Problem requirements:
Copy the material that follows word for word and omit its pictures.

* * *

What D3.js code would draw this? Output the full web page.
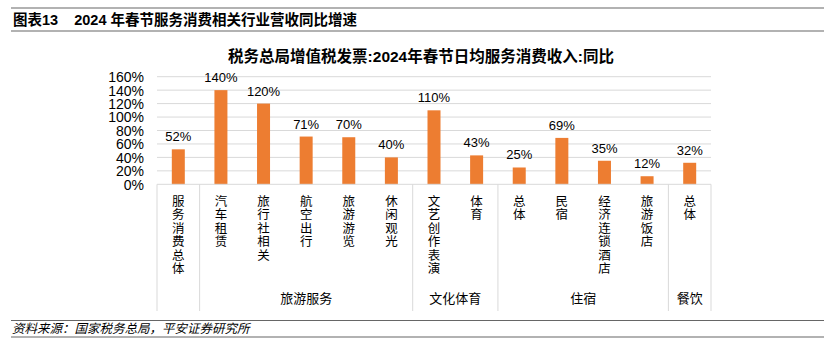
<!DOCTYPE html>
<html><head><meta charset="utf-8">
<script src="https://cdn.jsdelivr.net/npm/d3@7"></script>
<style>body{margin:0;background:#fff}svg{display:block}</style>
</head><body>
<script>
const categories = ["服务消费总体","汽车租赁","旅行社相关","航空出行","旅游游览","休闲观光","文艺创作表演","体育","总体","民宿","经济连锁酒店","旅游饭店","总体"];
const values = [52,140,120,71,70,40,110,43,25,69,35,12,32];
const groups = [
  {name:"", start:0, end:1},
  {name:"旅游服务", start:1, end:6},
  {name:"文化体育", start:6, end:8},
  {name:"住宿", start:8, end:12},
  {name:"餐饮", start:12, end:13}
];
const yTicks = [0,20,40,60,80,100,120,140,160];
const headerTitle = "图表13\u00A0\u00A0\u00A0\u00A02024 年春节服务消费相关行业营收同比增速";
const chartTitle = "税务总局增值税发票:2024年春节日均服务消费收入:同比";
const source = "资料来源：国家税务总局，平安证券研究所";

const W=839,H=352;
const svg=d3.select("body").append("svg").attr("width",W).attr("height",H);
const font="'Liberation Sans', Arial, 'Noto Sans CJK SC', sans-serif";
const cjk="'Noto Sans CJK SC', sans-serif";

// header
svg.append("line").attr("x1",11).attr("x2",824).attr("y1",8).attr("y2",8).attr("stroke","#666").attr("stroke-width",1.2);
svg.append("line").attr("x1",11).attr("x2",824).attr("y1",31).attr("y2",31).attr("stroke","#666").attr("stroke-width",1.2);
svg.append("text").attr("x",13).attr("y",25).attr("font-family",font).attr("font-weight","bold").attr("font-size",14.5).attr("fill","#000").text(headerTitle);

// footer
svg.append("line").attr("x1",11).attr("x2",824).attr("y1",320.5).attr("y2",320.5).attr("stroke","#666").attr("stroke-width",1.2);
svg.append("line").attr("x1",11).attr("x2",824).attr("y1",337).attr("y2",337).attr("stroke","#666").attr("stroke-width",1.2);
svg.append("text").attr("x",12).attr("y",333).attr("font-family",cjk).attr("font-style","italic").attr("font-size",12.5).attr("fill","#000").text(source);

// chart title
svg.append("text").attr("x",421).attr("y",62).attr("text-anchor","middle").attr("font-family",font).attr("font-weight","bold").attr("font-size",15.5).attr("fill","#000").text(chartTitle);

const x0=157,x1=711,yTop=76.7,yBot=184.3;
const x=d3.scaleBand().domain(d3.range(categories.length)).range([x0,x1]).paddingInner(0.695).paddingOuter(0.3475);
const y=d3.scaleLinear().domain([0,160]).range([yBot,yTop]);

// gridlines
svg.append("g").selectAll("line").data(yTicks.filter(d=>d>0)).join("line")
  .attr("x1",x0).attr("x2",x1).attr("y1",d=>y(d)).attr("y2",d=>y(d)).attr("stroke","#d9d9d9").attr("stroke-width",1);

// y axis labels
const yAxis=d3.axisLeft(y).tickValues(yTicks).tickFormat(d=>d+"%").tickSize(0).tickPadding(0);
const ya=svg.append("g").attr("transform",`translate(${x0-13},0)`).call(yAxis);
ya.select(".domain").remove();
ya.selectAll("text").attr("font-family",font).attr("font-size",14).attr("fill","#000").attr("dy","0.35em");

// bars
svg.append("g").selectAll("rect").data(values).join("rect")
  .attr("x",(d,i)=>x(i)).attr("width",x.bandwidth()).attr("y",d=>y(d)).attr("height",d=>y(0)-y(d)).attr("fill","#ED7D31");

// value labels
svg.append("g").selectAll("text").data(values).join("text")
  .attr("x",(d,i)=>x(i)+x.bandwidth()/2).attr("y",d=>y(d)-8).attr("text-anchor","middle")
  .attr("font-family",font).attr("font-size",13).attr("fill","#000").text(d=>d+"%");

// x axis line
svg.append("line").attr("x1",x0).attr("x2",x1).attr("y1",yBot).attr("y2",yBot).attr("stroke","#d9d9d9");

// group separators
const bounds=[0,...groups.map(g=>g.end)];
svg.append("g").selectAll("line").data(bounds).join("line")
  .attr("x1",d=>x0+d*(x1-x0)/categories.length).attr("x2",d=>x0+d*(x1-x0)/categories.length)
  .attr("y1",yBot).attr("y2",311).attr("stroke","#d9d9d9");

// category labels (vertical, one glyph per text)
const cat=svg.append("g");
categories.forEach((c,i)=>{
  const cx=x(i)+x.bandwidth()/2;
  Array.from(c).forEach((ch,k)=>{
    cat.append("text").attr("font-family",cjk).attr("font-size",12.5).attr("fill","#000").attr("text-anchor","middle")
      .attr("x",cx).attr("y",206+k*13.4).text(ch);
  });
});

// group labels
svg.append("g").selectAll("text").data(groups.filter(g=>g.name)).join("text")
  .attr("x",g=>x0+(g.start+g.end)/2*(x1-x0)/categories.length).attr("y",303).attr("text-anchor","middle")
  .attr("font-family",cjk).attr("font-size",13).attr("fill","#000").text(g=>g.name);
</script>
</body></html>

* * *

Expected answer:
What D3.js code would draw this? Output the full web page.
<!DOCTYPE html>
<html><head><meta charset="utf-8">
<script src="https://cdn.jsdelivr.net/npm/d3@7"></script>
<style>body{margin:0;background:#fff}svg{display:block}</style>
</head><body>
<script>
const categories = ["服务消费总体","汽车租赁","旅行社相关","航空出行","旅游游览","休闲观光","文艺创作表演","体育","总体","民宿","经济连锁酒店","旅游饭店","总体"];
const values = [52,140,120,71,70,40,110,43,25,69,35,12,32];
const groups = [
  {name:"", start:0, end:1},
  {name:"旅游服务", start:1, end:6},
  {name:"文化体育", start:6, end:8},
  {name:"住宿", start:8, end:12},
  {name:"餐饮", start:12, end:13}
];
const yTicks = [0,20,40,60,80,100,120,140,160];
const headerTitle = "图表13\u00A0\u00A0\u00A0\u00A02024 年春节服务消费相关行业营收同比增速";
const chartTitle = "税务总局增值税发票:2024年春节日均服务消费收入:同比";
const source = "资料来源：国家税务总局，平安证券研究所";

const W=839,H=352;
const svg=d3.select("body").append("svg").attr("width",W).attr("height",H);
const font="'Liberation Sans', Arial, 'Noto Sans CJK SC', sans-serif";
const cjk="'Noto Sans CJK SC', sans-serif";

// header
svg.append("line").attr("x1",11).attr("x2",824).attr("y1",8).attr("y2",8).attr("stroke","#666").attr("stroke-width",1.2);
svg.append("line").attr("x1",11).attr("x2",824).attr("y1",31).attr("y2",31).attr("stroke","#666").attr("stroke-width",1.2);
svg.append("text").attr("x",13).attr("y",25).attr("font-family",font).attr("font-weight","bold").attr("font-size",14.5).attr("fill","#000").text(headerTitle);

// footer
svg.append("line").attr("x1",11).attr("x2",824).attr("y1",320.5).attr("y2",320.5).attr("stroke","#666").attr("stroke-width",1.2);
svg.append("line").attr("x1",11).attr("x2",824).attr("y1",337).attr("y2",337).attr("stroke","#666").attr("stroke-width",1.2);
svg.append("text").attr("x",12).attr("y",333).attr("font-family",cjk).attr("font-style","italic").attr("font-size",12.5).attr("fill","#000").text(source);

// chart title
svg.append("text").attr("x",421).attr("y",62).attr("text-anchor","middle").attr("font-family",font).attr("font-weight","bold").attr("font-size",15.5).attr("fill","#000").text(chartTitle);

const x0=157,x1=711,yTop=76.7,yBot=184.3;
const x=d3.scaleBand().domain(d3.range(categories.length)).range([x0,x1]).paddingInner(0.695).paddingOuter(0.3475);
const y=d3.scaleLinear().domain([0,160]).range([yBot,yTop]);

// gridlines
svg.append("g").selectAll("line").data(yTicks.filter(d=>d>0)).join("line")
  .attr("x1",x0).attr("x2",x1).attr("y1",d=>y(d)).attr("y2",d=>y(d)).attr("stroke","#d9d9d9").attr("stroke-width",1);

// y axis labels
const yAxis=d3.axisLeft(y).tickValues(yTicks).tickFormat(d=>d+"%").tickSize(0).tickPadding(0);
const ya=svg.append("g").attr("transform",`translate(${x0-13},0)`).call(yAxis);
ya.select(".domain").remove();
ya.selectAll("text").attr("font-family",font).attr("font-size",14).attr("fill","#000").attr("dy","0.35em");

// bars
svg.append("g").selectAll("rect").data(values).join("rect")
  .attr("x",(d,i)=>x(i)).attr("width",x.bandwidth()).attr("y",d=>y(d)).attr("height",d=>y(0)-y(d)).attr("fill","#ED7D31");

// value labels
svg.append("g").selectAll("text").data(values).join("text")
  .attr("x",(d,i)=>x(i)+x.bandwidth()/2).attr("y",d=>y(d)-8).attr("text-anchor","middle")
  .attr("font-family",font).attr("font-size",13).attr("fill","#000").text(d=>d+"%");

// x axis line
svg.append("line").attr("x1",x0).attr("x2",x1).attr("y1",yBot).attr("y2",yBot).attr("stroke","#d9d9d9");

// group separators
const bounds=[0,...groups.map(g=>g.end)];
svg.append("g").selectAll("line").data(bounds).join("line")
  .attr("x1",d=>x0+d*(x1-x0)/categories.length).attr("x2",d=>x0+d*(x1-x0)/categories.length)
  .attr("y1",yBot).attr("y2",311).attr("stroke","#d9d9d9");

// category labels (vertical, one glyph per text)
const cat=svg.append("g");
categories.forEach((c,i)=>{
  const cx=x(i)+x.bandwidth()/2;
  Array.from(c).forEach((ch,k)=>{
    cat.append("text").attr("font-family",cjk).attr("font-size",12.5).attr("fill","#000").attr("text-anchor","middle")
      .attr("x",cx).attr("y",206+k*13.4).text(ch);
  });
});

// group labels
svg.append("g").selectAll("text").data(groups.filter(g=>g.name)).join("text")
  .attr("x",g=>x0+(g.start+g.end)/2*(x1-x0)/categories.length).attr("y",303).attr("text-anchor","middle")
  .attr("font-family",cjk).attr("font-size",13).attr("fill","#000").text(g=>g.name);
</script>
</body></html>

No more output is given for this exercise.